Any pictures in the records below must be left out when you repeat the lines from the line containing "What matplotlib code" through the line containing "ha='left', va='center', fontsize=13, color='black', zorder=4)" exactly.

● GIVEN RECORDS:
^^^^^^^^

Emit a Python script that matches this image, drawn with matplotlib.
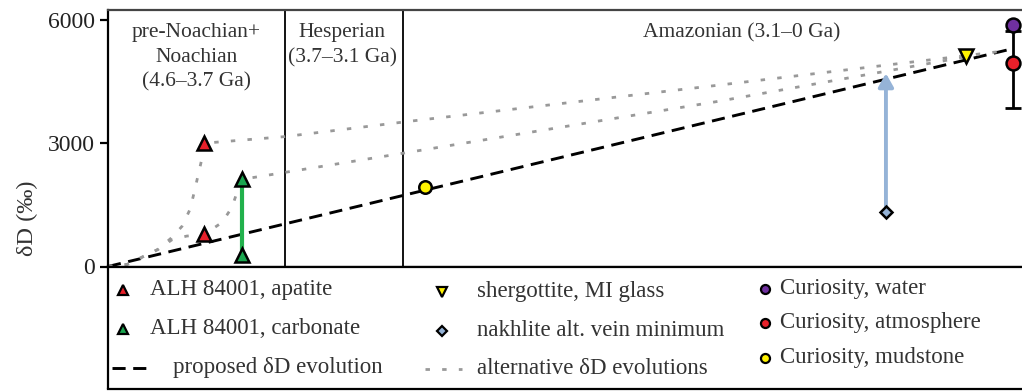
import matplotlib
matplotlib.use("Agg")
import matplotlib.pyplot as plt

plt.rcParams['font.family'] = ['Liberation Serif', 'DejaVu Serif']
plt.rcParams['text.color'] = '#333333'

# ── données (âge en Ga, δD en ‰) ─────────────────────────────────────────────
ga_apatite = [4.11, 4.11]
dd_apatite = [3000, 780]
ga_carbonate = [3.92, 3.92]
dd_carbonate = [2120, 290]
ga_mudstone = [2.99]
dd_mudstone = [1930]
ga_nakhlite = [0.645]
dd_nakhlite_min = [1330]
dd_nakhlite_fleche = [4700]
ga_shergottite = [0.24]
dd_shergottite = [5130]
ga_curiosity = [0.0]
dd_eau = [5880]
dd_atmosphere = [4950]
err_atmosphere = [[1100], [780]]

ga_propose = [4.6, 0.0]
dd_propose = [0, 5300]

ga_alt1 = [4.6, 4.503, 4.346, 4.275, 4.224, 4.183, 4.163, 4.142, 4.122, 4.11,
           3.7, 3.06, 1.49, 0.24, 0.03]
dd_alt1 = [0, 50, 415, 707, 976, 1390, 1780, 2220, 2634, 3000,
           3160, 3537, 4415, 5130, 5250]
ga_alt2 = [4.6, 4.503, 4.346, 4.275, 4.20, 4.11, 4.02, 3.97, 3.944, 3.919,
           3.10, 1.49, 0.24]
dd_alt2 = [0, 50, 415, 650, 740, 780, 1073, 1439, 1805, 2120,
           2756, 4024, 5100]

limites = [3.7, 3.1]
periodes = ["pre-Noachian+\nNoachian\n(4.6–3.7 Ga)", "Hesperian\n(3.7–3.1 Ga)",
            "Amazonian (3.1–0 Ga)"]
pos_periodes = [4.15, 3.41, 1.38]
yticks = [0, 3000, 6000]

ROUGE, VERT, JAUNE = '#e8202a', '#1aa64f', '#fff200'
VIOLET, BLEU, GRIS = '#7030a0', '#95b3d7', '#999999'

# ── figure ──────────────────────────────────────────────────────────────────
W, H = 1022, 391
fig = plt.figure(figsize=(W / 100, H / 100), dpi=100)
ax = fig.add_axes([108 / W, (H - 266.5) / H, 917 / W, 256.5 / H])
ax.set_xlim(4.6, -0.062)
ax.set_ylim(0, 6240)

for g in limites:
    ax.axvline(g, color='black', lw=1.3, zorder=1)

ax.plot(ga_propose, dd_propose, color='black', lw=2.1, ls=(0, (4.5, 2.6)), zorder=2)
for gx, dy in [(ga_alt1, dd_alt1), (ga_alt2, dd_alt2)]:
    ax.plot(gx, dy, color=GRIS, lw=2.0, ls=(0, (1.6, 4.4)), zorder=2)

ax.plot(ga_carbonate, dd_carbonate, color='#22b14c', lw=3.0, zorder=3)
ax.annotate('', xy=(ga_nakhlite[0], dd_nakhlite_fleche[0]),
            xytext=(ga_nakhlite[0], dd_nakhlite_min[0]),
            arrowprops=dict(arrowstyle='-|>,head_length=0.8,head_width=0.45',
                            color=BLEU, lw=2.8, shrinkA=0, shrinkB=0), zorder=3)
ax.errorbar(ga_curiosity, dd_atmosphere, yerr=err_atmosphere, fmt='none',
            ecolor='black', elinewidth=2, capsize=5.5, capthick=2, zorder=3)

kw = dict(ls='none', markeredgecolor='black', markeredgewidth=1.8, zorder=5)
ax.plot(ga_apatite, dd_apatite, marker='^', ms=10, color=ROUGE, **kw)
ax.plot(ga_carbonate, dd_carbonate, marker='^', ms=10, color=VERT, **kw)
ax.plot(ga_mudstone, dd_mudstone, marker='o', ms=9, color=JAUNE, **kw)
ax.plot(ga_nakhlite, dd_nakhlite_min, marker='D', ms=6.5, color=BLEU, **kw)
ax.plot(ga_shergottite, dd_shergottite, marker='v', ms=10, color=JAUNE, **kw)
ax.plot(ga_curiosity, dd_eau, marker='o', ms=10, color=VIOLET, **kw)
ax.plot(ga_curiosity, dd_atmosphere, marker='o', ms=10, color=ROUGE, **kw)

for txt, gx in zip(periodes, pos_periodes):
    ax.text(gx, 5920, txt, ha='center', va='top', fontsize=15.5,
            linespacing=1.4, color='#333333')

ax.set_xticks([])
ax.set_yticks(yticks)
ax.set_yticklabels([str(v) for v in yticks], fontsize=17, color='#222222')
ax.tick_params(axis='y', direction='out', length=6, width=1.6)
for s in ['left', 'top', 'bottom']:
    ax.spines[s].set_linewidth(1.6)
ax.spines['top'].set_color('#444444')
ax.spines['right'].set_visible(False)
ax.set_ylabel('δD (‰)', fontsize=17.5, color='#333333')
ax.yaxis.set_label_coords(-0.076, 0.19)

# ── légende (boîte dessinée sous le graphique) ─────────────────────────────
lg = fig.add_axes([108 / W, (H - 388.5) / H, 917 / W, 122 / H])
lg.set_xlim(108, 1025)
lg.set_ylim(388.5, 266.5)
lg.set_xticks([])
lg.set_yticks([])
for s in lg.spines.values():
    s.set_linewidth(1.6)
lg.spines['right'].set_visible(False)

mk = dict(ls='none', markeredgecolor='black', markeredgewidth=1.6)
entrees = [
    (123, 290, 150, 'ALH 84001, apatite', dict(marker='^', ms=7, color=ROUGE)),
    (123, 329, 150, 'ALH 84001, carbonate', dict(marker='^', ms=7, color=VERT)),
    (442, 292, 477, 'shergottite, MI glass', dict(marker='v', ms=7, color=JAUNE)),
    (442, 331, 477, 'nakhlite alt. vein minimum', dict(marker='D', ms=5.5, color=BLEU)),
    (765, 289, 780, 'Curiosity, water', dict(marker='o', ms=6.5, color=VIOLET)),
    (765, 323, 780, 'Curiosity, atmosphere', dict(marker='o', ms=6.5, color=ROUGE)),
    (765, 358, 780, 'Curiosity, mudstone', dict(marker='o', ms=6.5, color=JAUNE)),
]
for xm, ym, xt, lab, st in entrees:
    lg.plot([xm], [ym], **mk, **st)
    lg.text(xt, ym, lab, fontsize=16.5, va='center', ha='left', color='#333333')

lg.plot([112, 152], [368, 368], color='black', lw=2.1, ls=(0, (4.5, 2.6)))
lg.text(173, 368, 'proposed δD evolution', fontsize=16.5, va='center', color='#333333')
lg.plot([425, 462], [369, 369], color=GRIS, lw=2.0, ls=(0, (1.6, 4.4)))
lg.text(477, 369, 'alternative δD evolutions', fontsize=16.5, va='center', color='#333333')

fig.savefig('out.png', dpi=100)
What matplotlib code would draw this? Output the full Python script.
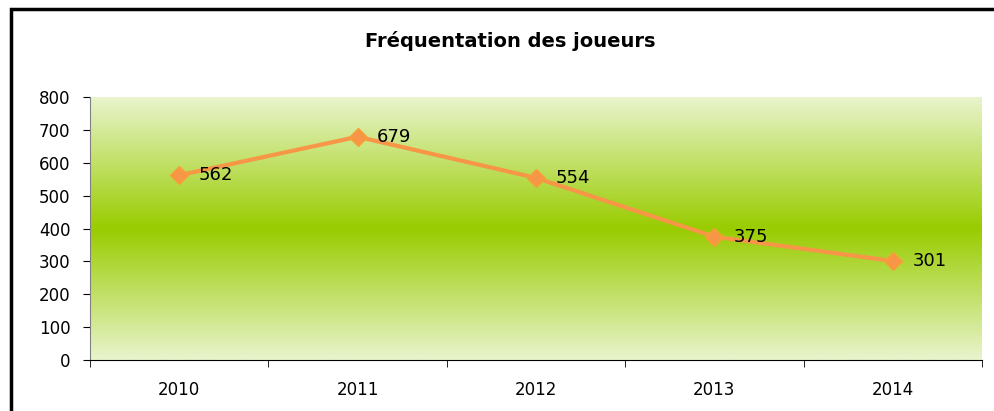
import numpy as np
import matplotlib.pyplot as plt
from matplotlib.colors import LinearSegmentedColormap
from matplotlib.patches import Rectangle

plt.rcParams['font.family'] = ['DejaVu Sans']

years = ['2010', '2011', '2012', '2013', '2014']
players = [562, 679, 554, 375, 301]
y_ticks = [0, 100, 200, 300, 400, 500, 600, 700, 800]

fig = plt.figure(figsize=(9.94, 4.11), dpi=100)
ax = fig.add_axes([90/994, 1 - 360/411, 892/994, 263/411])

# green band background, light at top and bottom
cmap = LinearSegmentedColormap.from_list('band', ['#e9f4cd', '#99cc00', '#e9f4cd'])
grad = np.linspace(0, 1, 256).reshape(-1, 1)
ax.imshow(grad, cmap=cmap, aspect='auto', extent=[-0.5, 4.5, 0, 800],
          origin='lower', zorder=0)

x = np.arange(len(years))
ax.plot(x, players, color='#f79646', lw=3, marker='D', markersize=9,
        markerfacecolor='#f79646', markeredgecolor='#f7a035', zorder=3)
for xi, v in zip(x, players):
    ax.annotate(str(v), (xi, v), xytext=(14, 0), textcoords='offset points',
                ha='left', va='center', fontsize=13, color='black', zorder=4)

ax.set_xlim(-0.5, 4.5)
ax.set_ylim(0, 800)
ax.set_yticks(y_ticks)
ax.set_xticks(x)
ax.set_xticklabels(years)
ax.set_xticks(np.arange(-0.5, 5, 1), minor=True)
ax.tick_params(axis='x', which='major', length=0, pad=15, labelsize=12)
ax.tick_params(axis='x', which='minor', length=5, direction='out')
ax.tick_params(axis='y', length=5, direction='out', labelsize=12, pad=9)
ax.spines['top'].set_visible(False)
ax.spines['right'].set_visible(False)
ax.spines['left'].set_color('#808080')
ax.spines['bottom'].set_color('black')

fig.text(510/994, 1 - 41/411, 'Fréquentation des joueurs', ha='center',
         va='center', fontsize=14, fontweight='bold')

fig.patches.append(Rectangle((11/994, -0.1), 1.0, 1 - 9/411 + 0.1, fill=False,
                             lw=2.5, edgecolor='black', transform=fig.transFigure))

fig.savefig('out.png', dpi=100)
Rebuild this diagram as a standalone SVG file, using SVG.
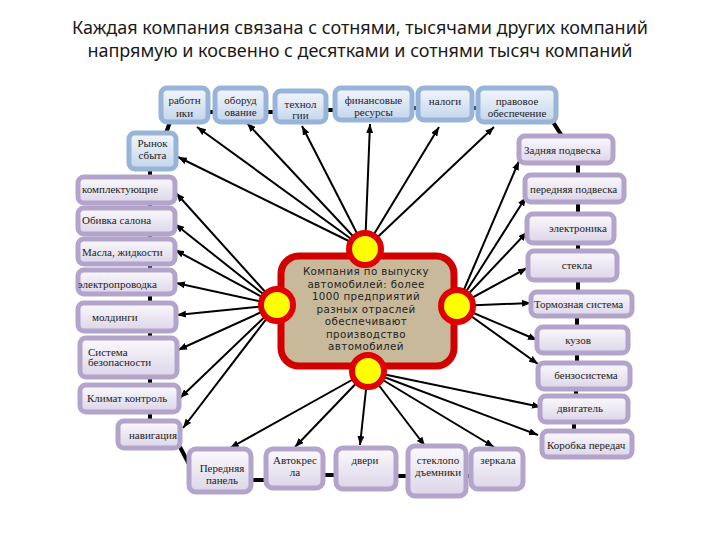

^^^^^^^^

● EXERCISE RESPONSE:
What matplotlib code would draw this? Output the full Python script.
import numpy as np
import matplotlib.pyplot as plt
from matplotlib.colors import LinearSegmentedColormap
from matplotlib.patches import Rectangle

plt.rcParams['font.family'] = ['DejaVu Sans']

years = ['2010', '2011', '2012', '2013', '2014']
players = [562, 679, 554, 375, 301]
y_ticks = [0, 100, 200, 300, 400, 500, 600, 700, 800]

fig = plt.figure(figsize=(9.94, 4.11), dpi=100)
ax = fig.add_axes([90/994, 1 - 360/411, 892/994, 263/411])

# green band background, light at top and bottom
cmap = LinearSegmentedColormap.from_list('band', ['#e9f4cd', '#99cc00', '#e9f4cd'])
grad = np.linspace(0, 1, 256).reshape(-1, 1)
ax.imshow(grad, cmap=cmap, aspect='auto', extent=[-0.5, 4.5, 0, 800],
          origin='lower', zorder=0)

x = np.arange(len(years))
ax.plot(x, players, color='#f79646', lw=3, marker='D', markersize=9,
        markerfacecolor='#f79646', markeredgecolor='#f7a035', zorder=3)
for xi, v in zip(x, players):
    ax.annotate(str(v), (xi, v), xytext=(14, 0), textcoords='offset points',
                ha='left', va='center', fontsize=13, color='black', zorder=4)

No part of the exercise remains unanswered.